The paper is the first in a four-part series titled “Dimensions of the Student Loan Crisis,” in which PwC student lending and higher education specialists examine the key factors that are contributing to the crisis. The first part of the series specifically focuses on the elements of higher education that are more emotional, such as selecting an institution and the financial choices students and families must make.
Using behavioral economic theory, research shows that many higher education decisions are being made “less on anticipated economic outcome and more on emotional choice of the student and parent,” according to PwC. Things like the friendliness of admissions counselors and campus tours can be used to create an emotional connection between prospective students and the institution, which can increase the likelihood of a student applying or enrolling. Many families also use “tuition discounts” in the form of institutional scholarships to justify the value of pursuing a more expensive institution rather than an institution that is more affordable, such as a public institution.
“If the decision was based solely on return on investment, students might begin their higher education at a local community college (often the least cost option) and transfer to a four-year institution later, saving tens of thousands of dollars on tuition and expenses,” PwC states in the paper.
While many factors in choosing higher education are considered emotional in nature, the growing costs of attending college are causing financial aid to become a more important piece of the puzzle for families. According to a recent survey by Junior Achievement in partnership with PwC, financial aid is considered a deciding factor in school choice for 60 percent of millennials, who consider a college education to be a “life requirement” despite the debt they will incur.
In the paper, PwC also examines the “student loan crisis” that is often reported in the media, which many compare to the 2008 mortgage crisis and “the bubble” that came shortly after. Data from a 2015 report from Sallie Mae cited by PwC shows that among families with student loan debt, 83 percent of families include students who borrowed and 28 percent of families include parents who borrowed. Eleven percent of families have both students and parents who borrowed, and students signed for nearly 75 percent of the total dollars borrowed.
“With so many millennials making life choices based on student loan debt, the downstream effects of delaying a home purchase or starting a family could continue to impact the economy,” according to PwC. “While the bubble may not be poised for a dramatic burst, the debt does have a lingering effect on students and parents who will be paying these loans for decades.”

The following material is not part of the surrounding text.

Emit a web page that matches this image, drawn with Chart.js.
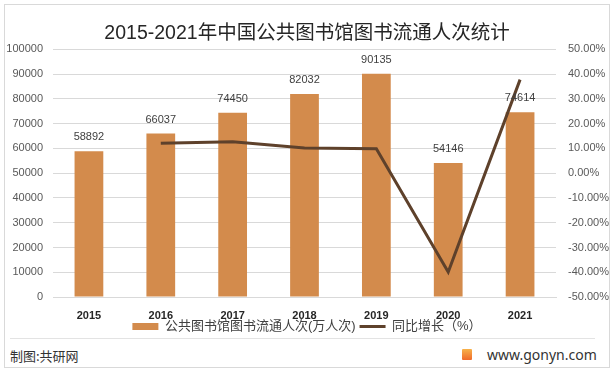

Despite the growing concern surrounding student debt, a college education is “more valuable than ever” and will continue to be for years to come, according to PwC. However, students and families “should approach the process of selecting a college in the same way they would in making any other large investment or purchase,” PwC states. “The key to ensuring success is to make rational college choices, complete one’s degree in a timely manner, and repay student debt in an efficient way.”